Oleh HADI PURNAMA
Sebuah
karikatur dimuat sebuah harian nasional yang menyindir tahun 2011 sebagai tahun
penuh dusta. Jelas ini bukan sekadar sindiran tetapi kecemasan sekaligus tamparan
terhadap kesadaran kolektif kita.
Tamparan bagi sebuah bangsa yang selama
berpuluh tahun terkesan membiarkan dirinya masuk ke dalam pusaran kolektif, menggiring
ke dalam dalam labirin kebohongan tak berujung.

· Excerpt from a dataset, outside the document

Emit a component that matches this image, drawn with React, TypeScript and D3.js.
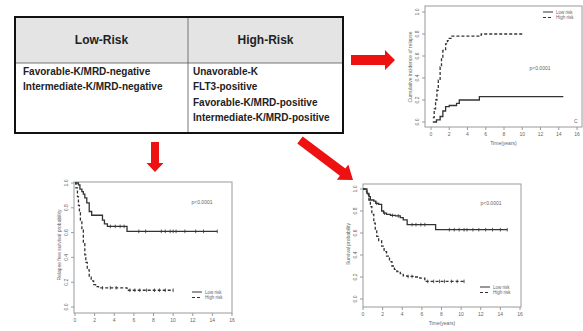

Setiap hari beragam kebohongan, yang
melibatkan politisi, para penegak hukum, pengusaha, hingga entertainer
dipertontokan secara banal dan massif melalui media massa. Seakan media massa telah
menjadi “etalase” kebohongan bagi para pelakunya Perilaku menyimpang itu dengan
mudahnya dapat ditiru oleh siapapun yang ingin menjadikan bohong sebagai sebuah
“ideologi” baru.
Disebut ideologi, karena berbohong sudah
dianggap sebuah way of life alias
jalan hidup bagi sebagian besar orang untuk mewujudkan impian hidupnya. Bahkan
kebohongan menjadi kendaraan untuk meraih kekayaan dan kekuasaan. Tentu saja
melalui jalan pintas dan instan, meski harus menerabas norma budaya, etika
bahkan rambu-rambu hukum. Tidak berlebihan bila menyebut korupsi – yang
digolongkan sebagai kejahatan luar biasa – merupakan pengejawantahan dari
praktik bohong yang kian sistemik di tengah masyarakat.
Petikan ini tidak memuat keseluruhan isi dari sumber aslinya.